September 15, 2022
IntelBrief: Ukrainian Counteroffensive Continues to Keep Russian Forces Off Balance
Ukraine’s counteroffensive has impressed military analysts and observers, as Russian military units have been forced to retreat and pressure grows on the Kremlin and President Vladimir Putin’s inner circle. Some have even called the counteroffensive, which has reclaimed more than 6,000 square kilometers in just over a week according to Ukrainian officials, a turning point in the conflict. Ukrainian forces have allegedly seized Kupyansk, Izyyum, and Balakliya and, in the process, have also taken over warehouses where Russian forces were storing arms and ammunition. But there is a risk of extrapolating too much, and prospects for negotiations remain highly unlikely. Putin grossly miscalculated and the conflict is now becoming an embarrassment for Russians, including Gen. Valery Gerasimov and Defense Minister Sergei Shoigu.
Following a lightning-quick terrain-oriented attack, Ukrainian forces have retaken most of the Kharkiv region, with Russian troops retreating hastily and leaving behind tanks, armored vehicles, and other equipment. Russia is still occupying Mariupol and Kherson; however, in addition to gains in Kharkiv, Ukrainian forces are also making progress in parts of Donetsk and Luhansk. Ukrainian advances toward Kherson in the south were not a feint, as had been widely reported, but merely a second line of effort and one that could succeed in pushing Russian troops back from the western bank of the Dnieper River. Recent fighting has demonstrated the depth of Russia’s faltering sustainment and logistical failures. Former Russian Duma deputy Boris Nadezhdin, while appearing on a Russian television show recently, declared, “People who convinced President Putin that our special operation would be effective and brief, that we wouldn’t strike the civilian population, that we’d come and restore order, these people basically set us up.” There is also growing dissent among longtime Putin loyalists, including among hardline ultra-nationalists who are angry at the Kremlin for, from their perspective, not unleashing the full might of the Russian military in Ukraine.

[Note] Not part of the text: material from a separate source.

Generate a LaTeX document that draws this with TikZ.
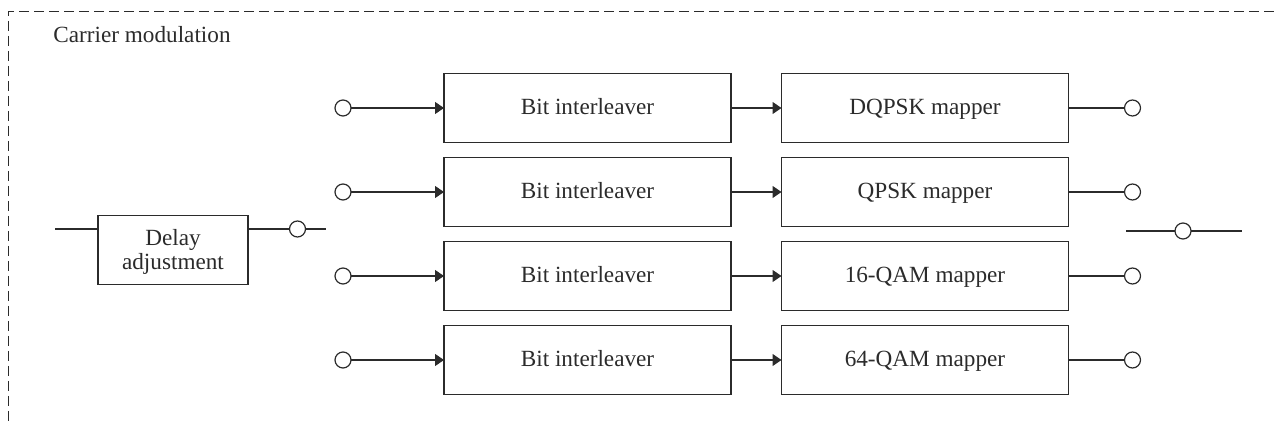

Western weaponry and ammunition have been essential to the counteroffensive, but it has been the Ukrainians’ will to fight and other difficult-to-measure intangibles, like their resilience, that has been the difference maker so far. Broadly, Ukrainian forces have been praised for operations security (OPSEC) and battlefield discipline. Russia responded to recent setbacks with a renewed bombing campaign, targeting Ukrainian critical infrastructure, including electric and water utilities. In contrast to Putin’s paranoid leadership, Ukrainian President Volodymyr Zelensky projects calm confidence, reassuring Ukrainian citizens and warning the Kremlin that Ukraine will not cede any territory currently occupied by Russia. There are growing concerns that as the Ukrainians rout Russian military forces in cities, towns, and villages, it could increase Moscow’s willingness to use tactical nuclear weapons. Prominent Russian voices are attempting to frame the conflict as a contest between Russia and NATO, waging an aggressive disinformation campaign to distort the facts and place blame elsewhere.
Ukrainian forces will be looking to capitalize upon this momentum, focusing on consolidating hard-fought gains. In the meantime, Kyiv will be looking for more weapons from the West, including Army Tactical Missile Systems (ATACMS) with a range of approximately 190 miles. HIMARS, long-range rockets, have provided a significant boost to Ukrainian forces as they set the stage to retake occupied territory. To date, the U.S. has refrained from providing more sophisticated weaponry to Ukraine, fearing that they could further antagonize Putin if Ukrainian forces use U.S. and Western-supplied weaponry to launch attacks directly on Russian soil. Still, the valiant and courageous performance by Ukrainian forces will make it difficult for those in Washington, London, and Brussels to withhold more advanced weaponry, in the face of demands and Ukrainian battlefield effectiveness. The loss of Kharkiv is among the most significant setbacks suffered by the Russians since Moscow began its ill-fated invasion in late February. Moreover, the loss raises the question of whether Putin will seek to implement a military draft to bolster military manpower in what is increasingly becoming an unpopular war amongst Russian citizens. Moscow’s growing reliance on private military contractors from the Wagner Group demonstrates a sense of desperation, a reality exacerbated by this week’s battlefield developments.